SHA-256 Prompt Hashing

Every extraction prompt is hashed before use. The hash is stored alongside each extraction result, creating an immutable audit trail linking every piece of extracted knowledge back to the exact prompt that produced it.

// Prompt version tracking
prompt_hash  = sha256("Extract entities and triples from...")
              // e.g. "a3f8c1d2..."

// Stored with every extraction
extraction_record = {
  episode_id:   "ep-20260327-001",
  prompt_hash:  "a3f8c1d2...",
  entities:     [...],
  triples:      [...]
}

Quality Metrics

The extraction_metrics table tracks per-prompt-version performance, enabling data-driven prompt evolution.

Metric Description Target
Entities per Episode Average number of unique entities extracted from each episode summary >= 5
Triples per Episode Average number of relationship triples (subject-predicate-object) per episode >= 8
Unique Entity Ratio Proportion of extracted entities that are genuinely new vs. duplicates of existing graph nodes >= 0.3
Triple Confidence Average confidence score assigned to extracted triples by the LLM >= 0.7
Extraction Latency Wall-clock time for a single episode extraction pass < 30s

Metric-Driven Promotion

Not all episodes are created equal. The promotion engine uses quality scores to decide which episodes earn a place in long-term knowledge.

High Performers
Score > 80%
Promoted immediately to the knowledge graph. Their entities and triples are merged with high confidence, and the source episode is flagged as a reference exemplar.
Mid-Range
Score 30-80%
Held in a staging area. Knowledge is tentatively added with lower confidence weights. Requires corroboration from additional episodes before full promotion.
Low Performers
Score < 30%
Held back entirely. Episodes with low quality scores may contain hallucinated or irrelevant extractions. They remain in working memory and are candidates for re-extraction with improved prompts.
Promotion Velocity
Adaptive
The promotion threshold adapts based on overall graph quality. As the graph matures, the bar rises to prevent dilution of high-quality knowledge with marginal additions.

Strategy Discovery

As the pipeline processes traces, it identifies recurring patterns of successful behavior and codifies them as named strategies. These strategies become first-class entities in the knowledge graph.

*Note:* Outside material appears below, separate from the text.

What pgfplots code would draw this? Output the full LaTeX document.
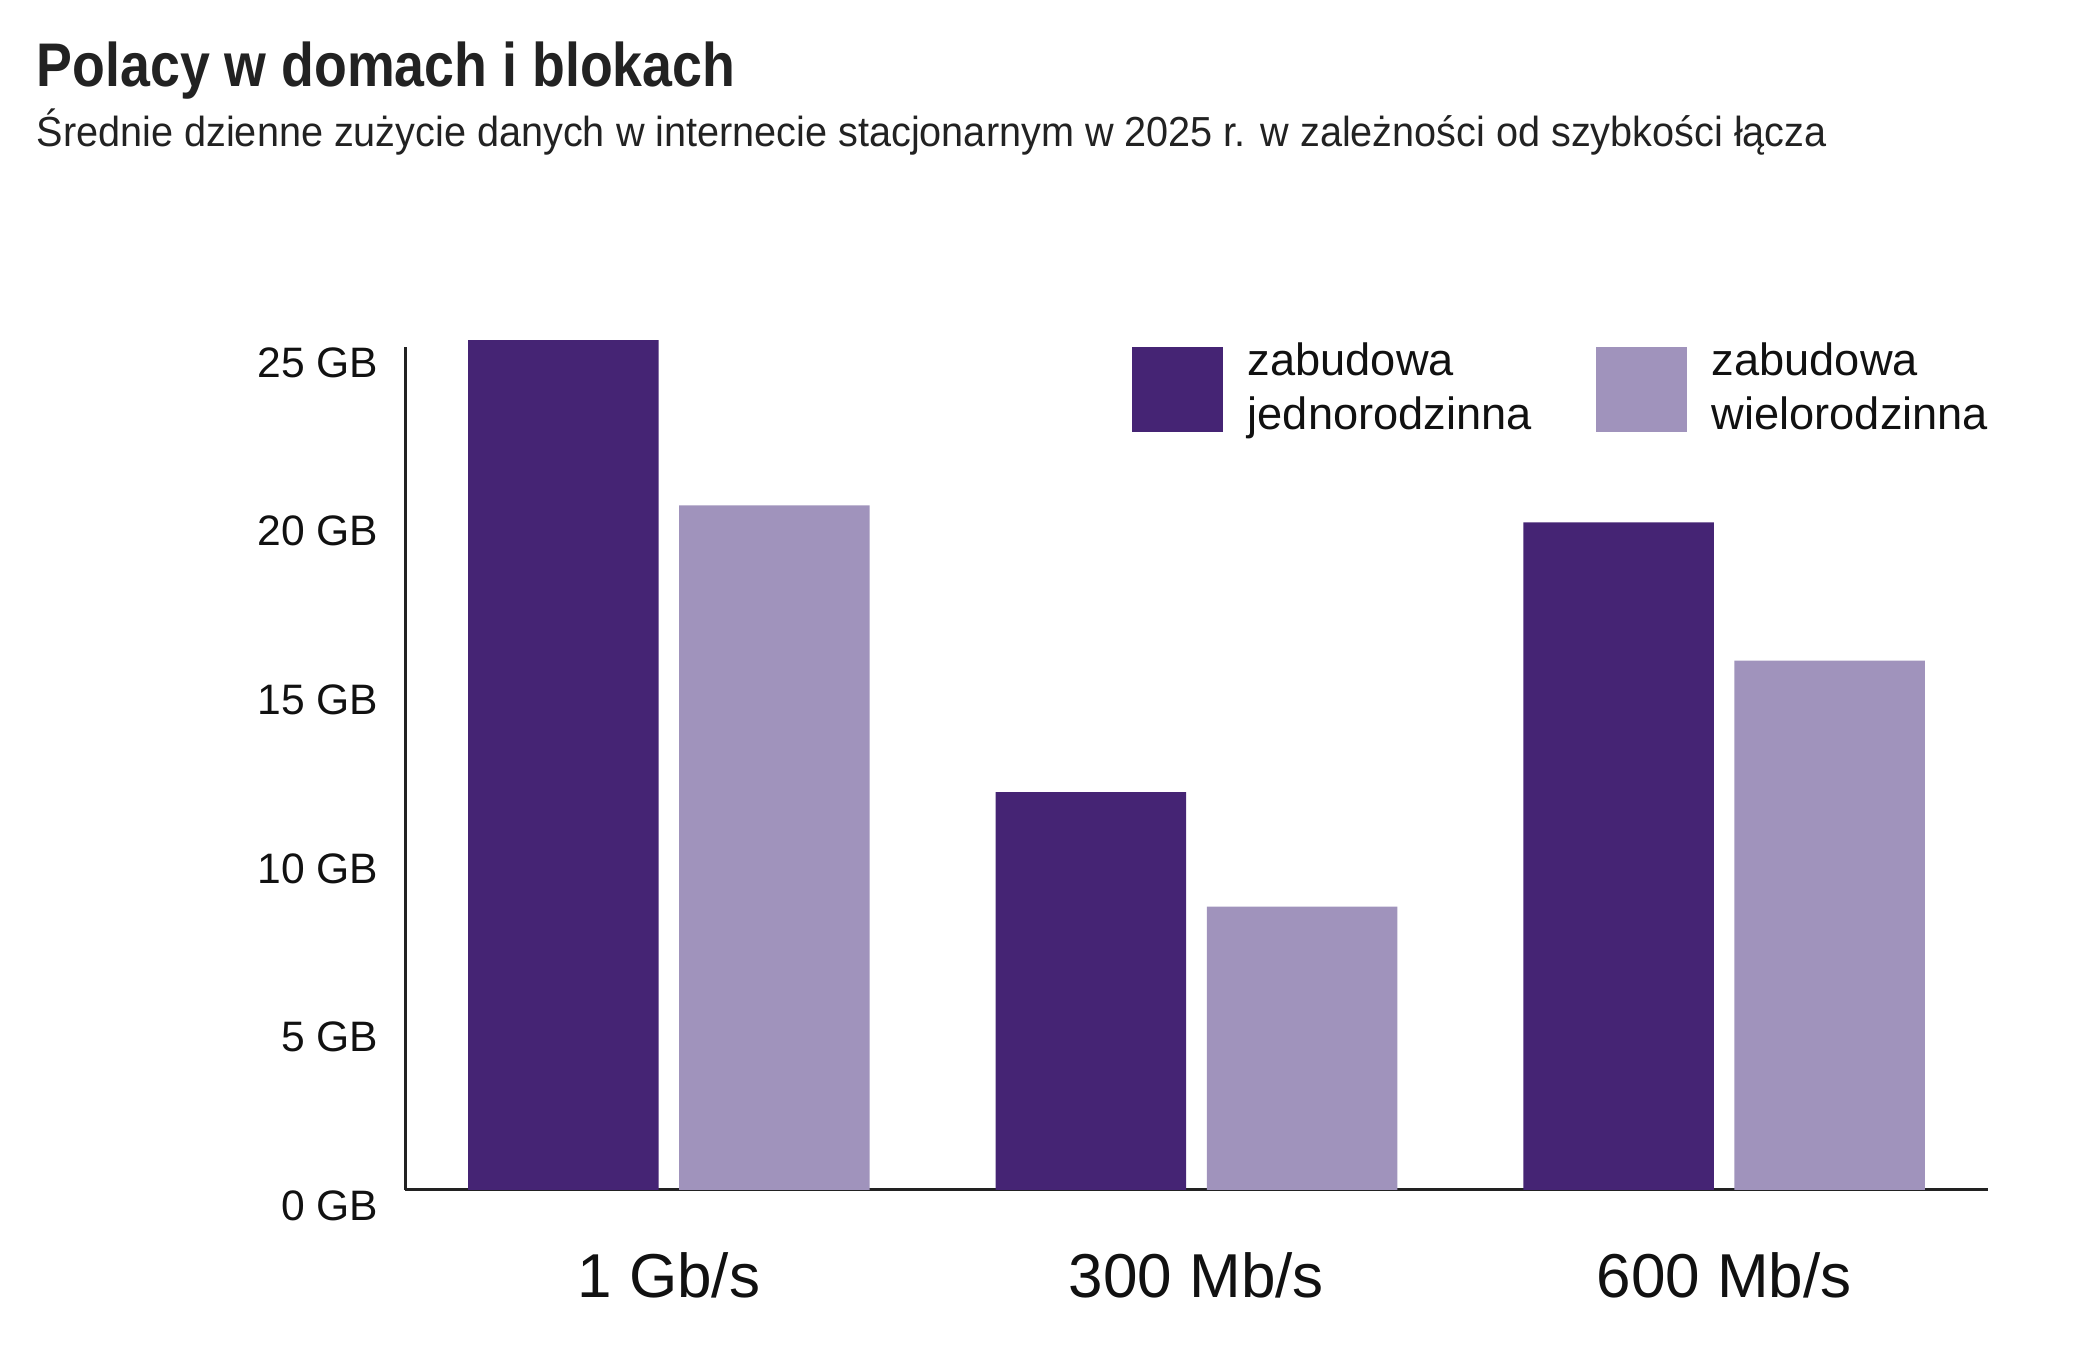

Discovered Strategy Examples

set-leverage-before-orders

When trading, always configure account leverage before placing any orders. Prevents rejection errors and ensures correct position sizing across different margin requirements.

use-jina-for-protected-sites

When scraping content from sites with bot protection (Cloudflare, rate limits), route requests through Jina reader API instead of direct fetch. Higher success rate and cleaner output.

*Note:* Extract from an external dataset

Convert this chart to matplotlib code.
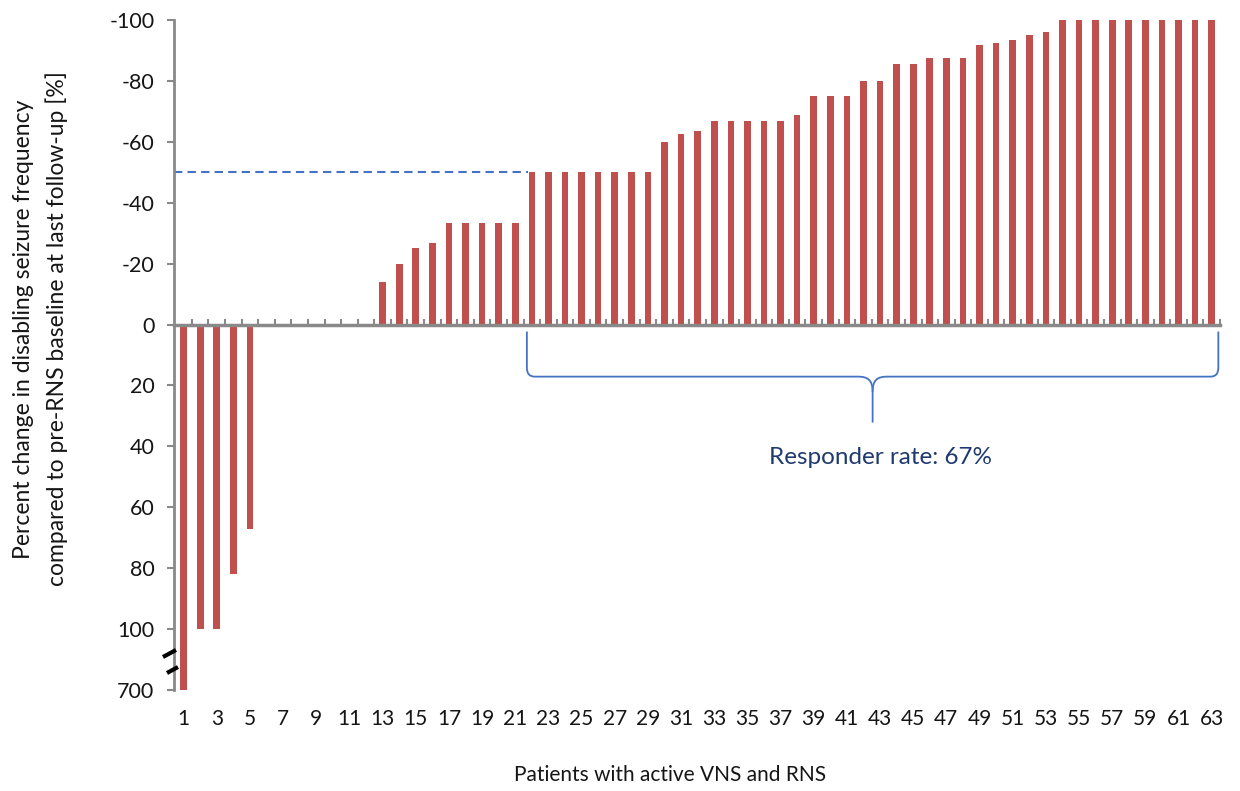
import numpy as np
import matplotlib
matplotlib.use("Agg")
import matplotlib.pyplot as plt
from matplotlib.path import Path
from matplotlib.patches import PathPatch

plt.rcParams['font.family'] = ['Lato', 'DejaVu Sans']

# ---- data ----
patients = list(range(1, 64))
pct_change = [700, 100, 100, 82, 67,
              0, 0, 0, 0, 0, 0, 0,
              -14, -20, -25, -26.7, -33.3, -33.3, -33.3, -33.3, -33.3,
              -50, -50, -50, -50, -50, -50, -50, -50,
              -60, -62.5, -63.6,
              -66.7, -66.7, -66.7, -66.7, -66.7,
              -68.8,
              -75, -75, -75,
              -80, -80,
              -85.7, -85.7,
              -87.5, -87.5, -87.5,
              -91.7, -92.3, -93.3, -95.2, -96.2,
              -100, -100, -100, -100, -100, -100, -100, -100, -100, -100]
ytick_vals = [-100, -80, -60, -40, -20, 0, 20, 40, 60, 80, 100, 700]
ytick_labels = ['-100', '-80', '-60', '-40', '-20', '0', '20', '40', '60', '80', '100', '700']
xtick_vals = list(range(1, 64, 2))
responder_threshold = -50
responder_first = 22
responder_text = "Responder rate: 67%"

# broken axis: 100..700 compressed into 20 units
def fwd(v):
    v = np.asarray(v, dtype=float)
    return np.where(v <= 100, v, 100 + (v - 100) / 30.0)

def inv(m):
    m = np.asarray(m, dtype=float)
    return np.where(m <= 100, m, 100 + (m - 100) * 30.0)

W, H = 1240, 791
fig = plt.figure(figsize=(W / 100, H / 100), dpi=100)
ax = fig.add_axes([174 / W, 1 - 690 / H, (1220 - 174) / W, (690 - 20) / H])
ax.set_yscale('function', functions=(fwd, inv))

bar_color = '#C0504D'
axis_gray = '#898989'
blue = '#4472C4'
txt = '#151515'

ax.bar(patients, pct_change, width=0.4, color=bar_color, zorder=2)

ax.set_ylim(700, -100)
ax.set_xlim(0.42, 63.46)

# spines
for s in ['top', 'right']:
    ax.spines[s].set_visible(False)
ax.spines['left'].set_color(axis_gray)
ax.spines['left'].set_linewidth(2)
ax.spines['bottom'].set_position(('data', 0))
ax.spines['bottom'].set_color(axis_gray)
ax.spines['bottom'].set_linewidth(2.5)
ax.spines['bottom'].set_zorder(3)

ax.set_yticks(ytick_vals)
ax.set_yticklabels(ytick_labels)
ax.yaxis.set_minor_locator(matplotlib.ticker.NullLocator())
ax.tick_params(axis='y', which='major', length=5, width=1.5, color=axis_gray,
               labelsize=15.5, pad=9, labelcolor=txt)

# x axis on the zero line: small ticks between bars, no labels
ax.set_xticks(np.arange(1.5, 63.6, 1.0))
ax.set_xticklabels([])
ax.tick_params(axis='x', which='major', direction='in', length=4.5, width=1.5,
               color=axis_gray)

# labels at the bottom
sec = ax.secondary_xaxis('bottom')
sec.set_xticks(xtick_vals)
sec.set_xticklabels([str(v) for v in xtick_vals])
sec.tick_params(length=0, labelsize=15, pad=14, labelcolor=txt)
sec.spines['bottom'].set_visible(False)

# axis break marks
for (x0, y0, x1, y1) in [(163, 657, 176, 650), (167, 673, 178, 667)]:
    fig.add_artist(plt.Line2D([x0 / W, x1 / W], [1 - y0 / H, 1 - y1 / H],
                              transform=fig.transFigure, color='black', lw=3,
                              solid_capstyle='butt'))

# dashed responder threshold line
ax.plot([0.42, responder_first - 0.25], [responder_threshold, responder_threshold],
        color=blue, lw=1.5, dashes=(4, 2.5), zorder=1)

# curly brace under responders
xL, xR = responder_first - 0.3, 63.4
xm = (xL + xR) / 2
yT, yM, yB = 2.3, 17.1, 32.2
left_v = [(xL, yT), (xL, yM - 3),
          (xL, yM - 1), (xL + 0.15, yM), (xL + 0.5, yM),
          (xm - 0.9, yM),
          (xm - 0.3, yM), (xm, yM + 1), (xm, yM + 5),
          (xm, yB)]
left_c = [Path.MOVETO, Path.LINETO,
          Path.CURVE4, Path.CURVE4, Path.CURVE4,
          Path.LINETO,
          Path.CURVE4, Path.CURVE4, Path.CURVE4,
          Path.LINETO]
right_v = [(xR, yT), (xR, yM - 3),
           (xR, yM - 1), (xR - 0.15, yM), (xR - 0.5, yM),
           (xm + 0.9, yM),
           (xm + 0.3, yM), (xm, yM + 1), (xm, yM + 5)]
right_c = left_c[:-1]
for v, c in [(left_v, left_c), (right_v, right_c)]:
    ax.add_patch(PathPatch(Path(v, c), facecolor='none', edgecolor=blue, lw=1.3,
                           clip_on=False, zorder=4))

ax.text(xm + 0.45, 43.7, responder_text, ha='center', va='center',
        fontsize=17.5, color='#1F3A6E')

# axis titles
fig.text(24 / W, 1 - 329 / H, "Percent change in disabling seizure frequency",
         rotation=90, ha='center', va='center', fontsize=16.5, color=txt)
fig.text(57 / W, 1 - 329 / H, "compared to pre-RNS baseline at last follow-up [%]",
         rotation=90, ha='center', va='center', fontsize=16.5, color=txt)
fig.text(670 / W, 1 - 775 / H, "Patients with active VNS and RNS",
         ha='center', va='center', fontsize=15, color=txt)

fig.savefig('out.png', dpi=100)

batch-upload-over-50-leads

When importing more than 50 leads into a campaign, use the bulk upload API endpoint instead of individual create calls. Reduces API calls by 10-100x and avoids rate limiting.

Strategy Registry

Discovered strategies are tracked in a SQLite registry that records usage counts, success rates, and agent affinity. The registry enables data-driven strategy recommendations in briefings.

Column Type Description
strategy_id TEXT PK Kebab-case identifier (e.g. set-leverage-before-orders)
description TEXT Human-readable summary of the strategy
usage_count INTEGER Number of times the strategy has been applied
success_rate REAL Ratio of successful outcomes when strategy was used
agent_id TEXT Agent that discovered or most frequently uses this strategy
discovered_at DATETIME Timestamp of first observation
last_used_at DATETIME Timestamp of most recent application

Future Directions

Automated Prompt Evolution
Use extraction quality metrics to automatically generate and test new prompt variants, selecting the best performers through A/B testing against the metrics table.
Vector Embeddings
Augment the knowledge graph with vector embeddings for semantic similarity search. Enable agents to find relevant knowledge even when exact entity names differ.
LLM Distiller
Replace rule-based trace distillation with an LLM-powered distiller that can extract nuanced reasoning chains and implicit decision patterns from raw execution logs.
Cross-Swarm Knowledge
Share strategies and knowledge across independent agent swarms. A trading agent's risk management strategies could inform a deployment agent's rollback decisions.